There are “no indications of a political motive,” Muenster police president Hajo Kuhlisch said.
Rather, “the motive and origins [of the crime] lie within the perpetrator himself,” he added.
Photo: AP / Ina Fassbender / DPA
The man, whose name was not released, killed two people and injured 20 others on Saturday afternoon outside a bar in the city’s old town before shooting himself to death inside the van.
The 48-year-old man, whose name was not released, was well-known to police and had a history of run-ins with the law, German prosecutors said yesterday, adding that they believe he acted alone.
He was a Muenster resident and apparently well off.
Photo: AFP
His four apartments — two in Muenster and two in Saxony — and several cars had been searched thoroughly, but that police were still investigating the evidence and it was too early to speculate about the van driver’s motive, Kuhlisch said.
Local media have identified the man as an industrial designer who had been suffering from psychological problems, but police would not confirm those details.
Far-right opponents of German Chancellor Angela Merkel’s refugee policy suggested in the immediate aftermath of the attack it might be an Muslim militant terror attack, while some media reported the driver had links to right-wing extremist organizations.
Prosecutors said he had faced allegations of threats, property damage and fraud in 2015 and 2016, all of which were dropped.
A source close to the investigation said that incidents related to the perpetrator’s mental health had affected his family since 2015, and that he said late last month that he wanted to commit suicide.

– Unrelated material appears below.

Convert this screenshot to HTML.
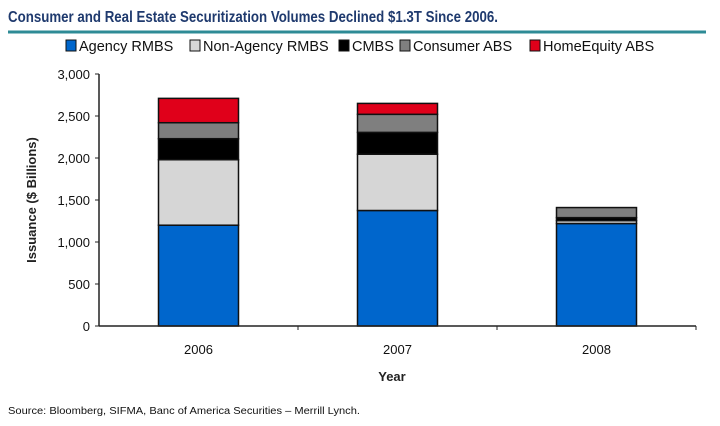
<!DOCTYPE html>
<html><head><meta charset="utf-8"><style>
body{margin:0;background:#fff;}
svg{display:block;font-family:"Liberation Sans",sans-serif;}
</style></head><body>
<svg id="c" width="720" height="426" viewBox="0 0 720 426">
<text x="8" y="22" font-size="16" font-weight="bold" fill="#1f3a6e" textLength="490" lengthAdjust="spacingAndGlyphs">Consumer and Real Estate Securitization Volumes Declined $1.3T Since 2006.</text>
<line x1="8" y1="32" x2="706" y2="32" stroke="#2e8b96" stroke-width="3"/>
<g id="legend"></g>
<g id="plot"></g>
<text x="392" y="381" font-size="13" font-weight="bold" text-anchor="middle" fill="#222">Year</text>
<text transform="translate(36,200) rotate(-90)" font-size="13" font-weight="bold" text-anchor="middle" fill="#222">Issuance ($ Billions)</text>
<text x="8" y="414" font-size="10" fill="#111" textLength="352" lengthAdjust="spacingAndGlyphs">Source: Bloomberg, SIFMA, Banc of America Securities – Merrill Lynch.</text>
</svg>
<script>
const categories=["2006","2007","2008"];
const seriesNames=["Agency RMBS","Non-Agency RMBS","CMBS","Consumer ABS","HomeEquity ABS"];
const agency=[1200,1375,1220];
const nonAgency=[780,670,35];
const cmbs=[250,260,35];
const consumer=[190,215,120];
const homeEquity=[290,130,0];
const yTicks=[0,500,1000,1500,2000,2500,3000];
const yTickLabels=["0","500","1,000","1,500","2,000","2,500","3,000"];
const series=[agency,nonAgency,cmbs,consumer,homeEquity];
const colors=["#0066cc","#d6d6d6","#000000","#7f7f7f","#e0001a"];
const NS="http://www.w3.org/2000/svg";
const plot=document.getElementById('plot');
const legend=document.getElementById('legend');
const x0=99,x1=696,yBase=326,yTop=74,yMax=3000;
const y=v=>yBase-(v/yMax)*(yBase-yTop);
const band=(x1-x0)/categories.length;
const xc=i=>x0+band*(i+0.5);
const bw=80;
function mk(t,a,p){const e=document.createElementNS(NS,t);for(const k in a)e.setAttribute(k,a[k]);(p||plot).appendChild(e);return e;}
categories.forEach((c,i)=>{
  let cum=0;
  series.forEach((s,j)=>{
    const v=s[i];if(v<=0){return;}
    const r=mk('rect',{x:xc(i)-bw/2,y:y(cum+v),width:bw,height:y(cum)-y(cum+v),fill:colors[j],stroke:'#111','stroke-width':1.5});
    
    
    cum+=v;
  });
  const t=mk('text',{x:xc(i),y:yBase+28,'font-size':13,'text-anchor':'middle',fill:'#111'});
  t.textContent=c;
  
  
  const tk=mk('line',{x1:x0+band*(i+1),x2:x0+band*(i+1),y1:yBase,y2:yBase+4,stroke:'#222','stroke-width':1});
  
  
});
yTicks.forEach((v,k)=>{
  const l=mk('line',{x1:x0-4,x2:x0,y1:y(v),y2:y(v),stroke:'#222','stroke-width':1});
  
  
  const t=mk('text',{x:x0-9,y:y(v)+5,'font-size':13,'text-anchor':'end',fill:'#111'});
  t.textContent=yTickLabels[k];
  
  
});
const ax=mk('line',{x1:x0,x2:x0,y1:yTop,y2:yBase,stroke:'#222','stroke-width':1.5});


const axx=mk('line',{x1:x0,x2:x1,y1:yBase,y2:yBase,stroke:'#222','stroke-width':1.5});


const lx=[66,190,339,400,530];
seriesNames.forEach((n,j)=>{
  const g=mk('g',{},legend);
  
  
  mk('rect',{x:lx[j],y:40,width:10,height:11,fill:colors[j],stroke:'#111','stroke-width':1},g);
  const t=mk('text',{x:lx[j]+13,y:51,'font-size':14.5,fill:'#111'},g);
  t.textContent=n;
});
</script>
</body></html>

Broadcaster NTV reported he had threatened family members with an axe in 2014 and 2015.
Despite investigators’ increased certainty about the perpetrator’s mental health, “it will take a few more hours and days” before the case is fully cleared up, North Rhine-Westphalia Minister of the Interior Herbert Reul said yesterday.
The two people killed were a 51-year-old woman and a 65-year-old man, both from northern Germany.
The Dutch Ministry of Foreign Affairs said two of those injured were Dutch, one of whom was in a critical condition.
Police have appealed to the public for information, setting up a Web site where people can upload photographs and videos.